Hadassah

Rare Surgery Performed on Awake Newborn

Thursday, Mar 1 2018

A rare surgery to correct a complication in the digestive system of a newborn baby was performed at Hadassah Hospital Ein Kerem this week while the baby was awake and sucking sugar water during the procedure (see the video below). A Hadassah Medical Organization spokesperson said that the surgery was performed "for the first time under local anesthesia, when the newborn was only numbed in the surgical area and not under general anesthesia, since that would have endangered his life."

Dr. Tania Rosenthal, an anesthesiologist and pediatrics specialist and director of the Pediatric Anesthesiology Unit at Hadassah, said that due to the difficult condition of the baby, who also suffers from a complex heart defect, a rapid surgical intervention, one that would not endanger his life, was needed. “The surgical procedure was complex, and, because of the baby’s heart condition, we feared full anesthesia would cause problems with his blood pressure and heart function,” she explained.

Dr. Rosenthal decided to use local anesthesia in the spine, a procedure similar to that performed in cesarean sections but which is quite rare in this type of surgery.
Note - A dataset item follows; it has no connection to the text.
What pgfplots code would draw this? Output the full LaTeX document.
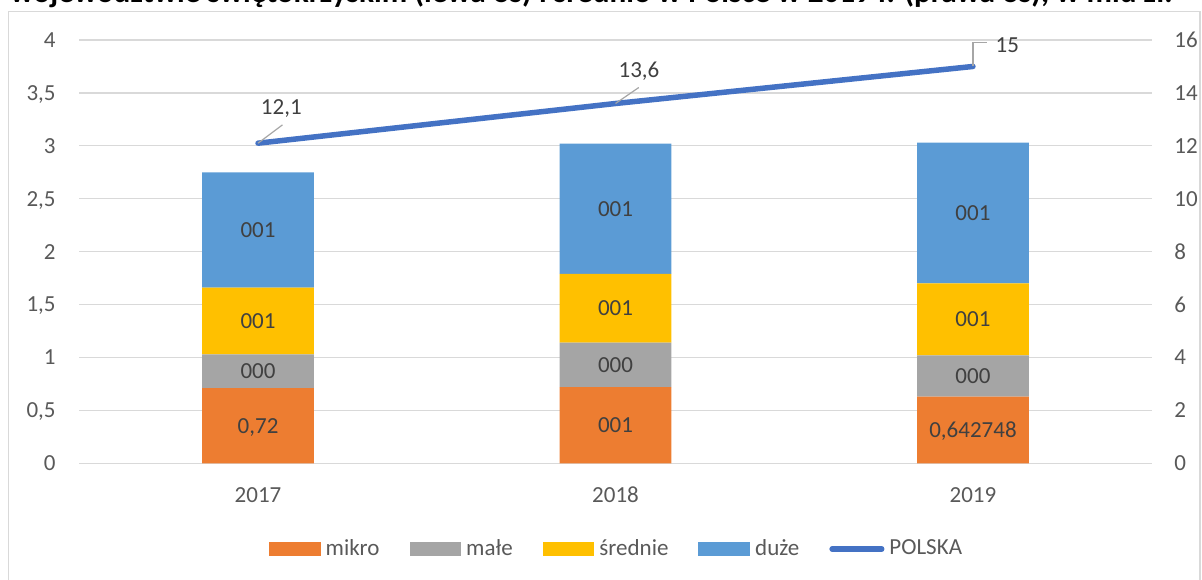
\documentclass[border=0pt]{standalone}
\usepackage{graphicx}
\usepackage{pgfplots}
\pgfplotsset{compat=1.18}
\usepackage{pgfplotstable}
\usepackage{fontspec}
\setmainfont{Carlito}
\definecolor{cMikro}{HTML}{ED7D31}
\definecolor{cMale}{HTML}{A5A5A5}
\definecolor{cSred}{HTML}{FFC000}
\definecolor{cDuze}{HTML}{5B9BD5}
\definecolor{cLine}{HTML}{4472C4}
\definecolor{gridc}{HTML}{D9D9D9}
\definecolor{txt}{HTML}{595959}
\definecolor{labc}{HTML}{404040}
\definecolor{leadc}{HTML}{A6A6A6}

\pgfplotstableread{
x y
0 0.71
1 0.72
2 0.63
}\mikro
\pgfplotstableread{
x y
0 0.32
1 0.42
2 0.39
}\male
\pgfplotstableread{
x y
0 0.63
1 0.65
2 0.68
}\srednie
\pgfplotstableread{
x y
0 1.09
1 1.23
2 1.33
}\duze
\pgfplotstableread{
x y
0 12.1
1 13.6
2 15
}\polska
\pgfplotstableread{
x y label
0 0.355 0,72
1 0.36 001
2 0.315 0,642748
0 0.87 000
1 0.93 000
2 0.825 000
0 1.345 001
1 1.465 001
2 1.36 001
0 2.205 001
1 2.405 001
2 2.365 001
}\labels

\newcommand\fs{\fontsize{11.5}{13.5}\selectfont}
\pgfplotsset{
  myaxis/.style={scale only axis, width=536.2pt, height=211.65pt,
    at={(39.65pt,57.85pt)}, anchor=south west, xmin=-0.5, xmax=2.5,
    axis line style={draw=none}, major tick length=0pt,
    tick label style={font=\fs, text=txt}},
}

\begin{document}
\begin{tikzpicture}
\useasboundingbox (0,0) rectangle (601pt,289.5pt);
\clip (0,0) rectangle (601pt,289.5pt);
\node[anchor=base west, inner sep=0pt] at (5pt,288.2pt)
  {\resizebox{581pt}{!}{\bfseries województwie świętokrzyskim (lewa oś) i średnio w Polsce w 2019 r. (prawa oś), w mld zł.}};
\draw[gridc, line width=0.6pt] (4.35pt,-5pt) rectangle (600pt,283.65pt);

\begin{axis}[myaxis, ymin=0, ymax=4,
  ybar stacked, bar width=55.85pt,
  xtick={0,1,2}, xticklabels={2017,2018,2019}, xtick pos=bottom,
  ytick={0,0.5,1,1.5,2,2.5,3,3.5,4},
  yticklabels={0,{0,5},1,{1,5},2,{2,5},3,{3,5},4}, ytick pos=left,
  ymajorgrids, grid style={color=gridc, line width=0.65pt},
  xticklabel style={anchor=center, yshift=-15.7pt, text depth=0pt},
  yticklabel style={anchor=east, inner sep=0pt, xshift=-11.65pt, text depth=0pt},
  legend columns=5,
  legend style={draw=none, fill=none, at={(0.5,-0.2025)}, anchor=center,
    font=\fs, text=txt, nodes={inner sep=0pt},
    /tikz/every odd column/.append style={column sep=2.5pt},
    /tikz/every even column/.append style={column sep=15pt}},
]
\addplot[fill=cMikro, draw=none, legend image code/.code={\fill[cMikro] (0pt,-3.35pt) rectangle (25.85pt,3.35pt);}] table[x=x,y=y] {\mikro};
\addlegendentry{mikro}
\addplot[fill=cMale, draw=none, legend image code/.code={\fill[cMale] (0pt,-3.35pt) rectangle (25.85pt,3.35pt);}] table[x=x,y=y] {\male};
\addlegendentry{małe}
\addplot[fill=cSred, draw=none, legend image code/.code={\fill[cSred] (0pt,-3.35pt) rectangle (25.85pt,3.35pt);}] table[x=x,y=y] {\srednie};
\addlegendentry{średnie}
\addplot[fill=cDuze, draw=none, legend image code/.code={\fill[cDuze] (0pt,-3.35pt) rectangle (25.85pt,3.35pt);}] table[x=x,y=y] {\duze};
\addlegendentry{duże}
\addlegendimage{legend image code/.code={\draw[cLine, line width=2.75pt, line cap=round] (1.35pt,0pt) -- (26.15pt,0pt);}}
\addlegendentry{POLSKA}
\end{axis}

\begin{axis}[myaxis, ymin=0, ymax=16, clip=false,
  ytick={0,2,4,6,8,10,12,14,16}, yticklabels={0,2,4,6,8,10,12,14,16},
  ytick pos=right, yticklabel pos=right,
  xtick=\empty,
  yticklabel style={anchor=west, inner sep=0pt, xshift=11.15pt, text depth=0pt},
]
\addplot[cLine, line width=2.75pt, line cap=round, line join=round] table[x=x,y=y] {\polska};
\draw[leadc, line width=0.6pt] (axis cs:0,12.1) -- ++(12.2pt,9.15pt);
\draw[leadc, line width=0.6pt] (axis cs:1,13.6) -- ++(11.65pt,8pt);
\draw[leadc, line width=0.6pt] (axis cs:2,15) -- ++(0pt,11.85pt) -- ++(7pt,0pt);
\node[font=\fs, text=labc, inner sep=0pt, text depth=0pt, xshift=11.65pt, yshift=18.3pt] at (axis cs:0,12.1) {12,1};
\node[font=\fs, text=labc, inner sep=0pt, text depth=0pt, xshift=11.75pt, yshift=17pt] at (axis cs:1,13.6) {13,6};
\node[font=\fs, text=labc, inner sep=0pt, text depth=0pt, xshift=17.15pt, yshift=10.8pt] at (axis cs:2,15) {15};
\end{axis}

\begin{axis}[myaxis, ymin=0, ymax=4, hide axis]
\addplot[draw=none, mark=none, nodes near coords, point meta=explicit symbolic,
  every node near coord/.append style={anchor=center, font=\fs, text=labc, inner sep=0pt, text depth=0pt}]
  table[x=x, y=y, meta=label] {\labels};
\end{axis}
\end{tikzpicture}
\end{document}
Said Dr. Rosenthal, “Medical literature documented similar cases. However, such surgery is normally performed under general anesthesia. Following a professional consultation, we chose to use this method to ensure the stability of his vital systems with less risk for the baby."

Dr. Rosenthal explained that spinal anesthesia is a time-limited procedure and that the window of opportunity available to the surgeon is limited. It must be completed quickly before the effect of anesthesia expires. It this case it was less than an hour. Dr. Rosenthal monitored the baby and did not forget the personal touch. "The monitoring,” she said, “was completely standard, watching for blood pressure, pulse, and level of oxidation. But I also gave the little one drops of sugar water during the operation, and he sucked them happily. It felt good to see him happy despite what he was going through in those very minutes."

A spokesperson for Hadassah reported, "This is the first time that such surgery has been performed under local anesthesia at Hadassah and in Jerusalem." Dr. Dan Arbel, the senior pediatric surgeon who operated on the baby, completed the operation and corrected the gastrointestinal defect successfully within the required time frame. "We need to find for each patient the best treatment for his specific condition,” Dr. Arbel said. “This can happen only if we have full cooperation between all the parties treating the patient before, during, and after the operation."